MARGIELA-ISM: the 21st century influenced by Martin Margiela – Artworks by Ulises Chamorro
Paris (FR): What if the French maison Dior never announces new head designer and turns into a family design team? What if we – the diggibals (humans devouring digital info from other human beings) receive no opportunity this time to create the spectacular ovation we have become addicted to? When we scream like parrots will a new designer be appointed? Will we become fashionably unhappy? Will we lose Instagram followers for lacking sensation? Give us drama please!
Antwerp (BE): Even without RAF SIMONS designing for women this season, the small Belgium town keeps occupying the city of love. With only thirty-two looks, HAIDER ACKERMANN proved that he completely owned the vision of his woman – the woman he has always dreamed about. And there he was again, DRIES VAN NOTEN, making men –including me – jealous of women’s wardrobes with his sharpened country design identity.
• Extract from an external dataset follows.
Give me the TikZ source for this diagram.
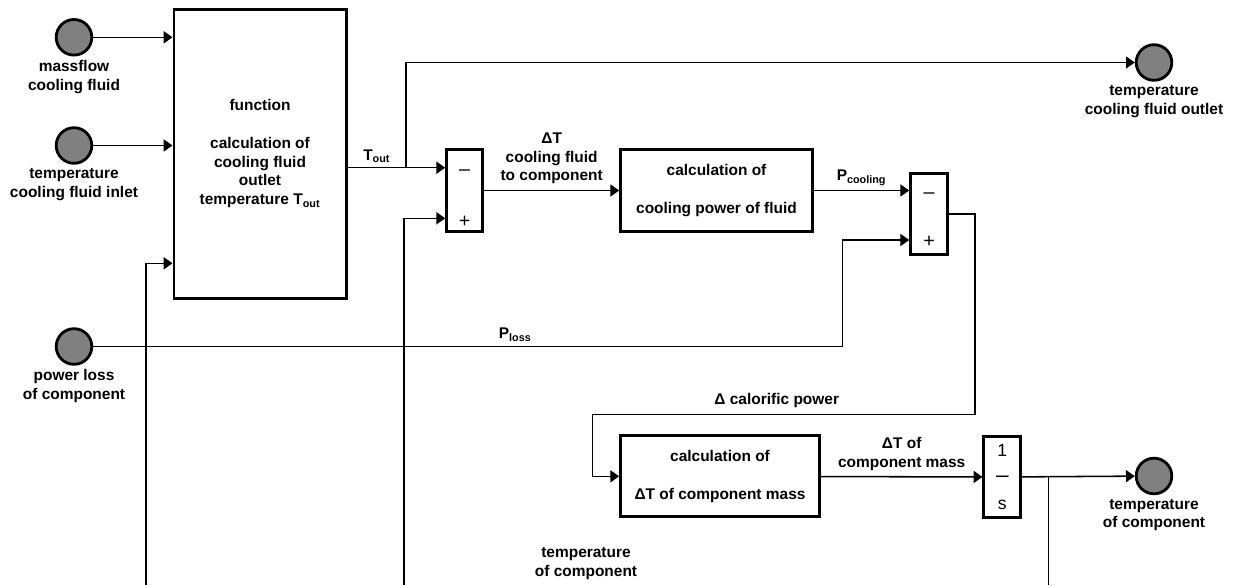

Last Friday Paris ended its fall-winter 2016 sales campaigns in a disorderly fashion with notorious shortcomings. There are diverse criteria for evaluating collections – this time shape trumps – with particular mention going to MAISON MARTIN MARGIELA is all about hiding the body through accentuated shoulders and exaggerated silhouettes under tailored chassis. This is not new in fashion – Monsieur Martin Margiela caused a revolution at the end of last century with these shapes – and it is his influence rescuing fashion this year as designers have dug into his archives. Some design aspects, impertinent-irritant and too obvious, are almost effortless and lazy, while others are brilliantly revamped. No matter how, the Belgium designer is without doubt the current master that fashion looks to.
On the contrary, the existing brand Maison Margiela (I call it brand since it is now owned by OTB Group S.A. and Martin Margiela himself is no longer head designer) seems to take its own legacy rather more lightly. By letting Galliano show his hand, the brand has rejuvenated the Margiela archive while also adding to its rich history. Replicas do not convince people anymore, it’s clear the new Maison Margiela is now Maison Galliano and there’s nothing wrong with that. With many designers orbiting around the Belgian master, fashion should not conclude success is just around the corner by appropriating word-for-word Margiela’s vision. Back to sales, it will be in the coming days when orders will be closed, numbers will be drawn up and fabrics and trimmings will be ordered; we will finally know how powerful the season was or not. That’s the reality moment for the industry, the closing numbers, and no Instagram post will prove otherwise- voilà!
MARTIN MARGIELA: THE ONE THAT REVOLUTIONISED EUROPEAN ART LOVERS AND BODIES – CIRCA 1990
Openly, the central attention goes to the real Spanish conquistadores LOEWE and BALENCIAGA. They have no worries in hiring non-French designers, with J.W. Anderson and Demna Gvasalia responsible for their own design tables, and LOEWE and BALENCIAGA’s respectively. For both houses, it’s not a singular individual that can conclude how talented these designers are or are not in the coming seasons (give it at least three), but their distributors, retailers and consumers. And when I refer to consumers, I mean those that pay full price, have no social media accounts and never go hunting for online discounts. That’s the ultimate fashion system, the one we all should aim for. I hope and believe soon the designer’s role will become hidden behind the house brand. I do not think we need to scream before time has proven how capable these designers are. And I hope full-price clients will be seated front row and I guarantee you we would not know who they are – they are real fashion people!
It might be a pity that I did not immediately scream on the first day of fashion week when JACQUEMUS sent his Mario Baracus cartoonist look influenced by MARGIELA-ISM. Sometimes it’s modest to hold a sense of reality and sign it with total confidence in the end. Maybe the Parisian Chambre Syndicale de la Mode could follow this approach and act with strength and confidence too: why is H&M part of the official fashion calendar? Sponsorship? It’s a disgrace to the real designers and fashion professionals. Rebuilding the industry starts by eliminating those ridiculous corrupt parasites that are polluting the system. There’s plenty more work to be done than just observing history in design. All efforts must be made to reestablish pride to our industry.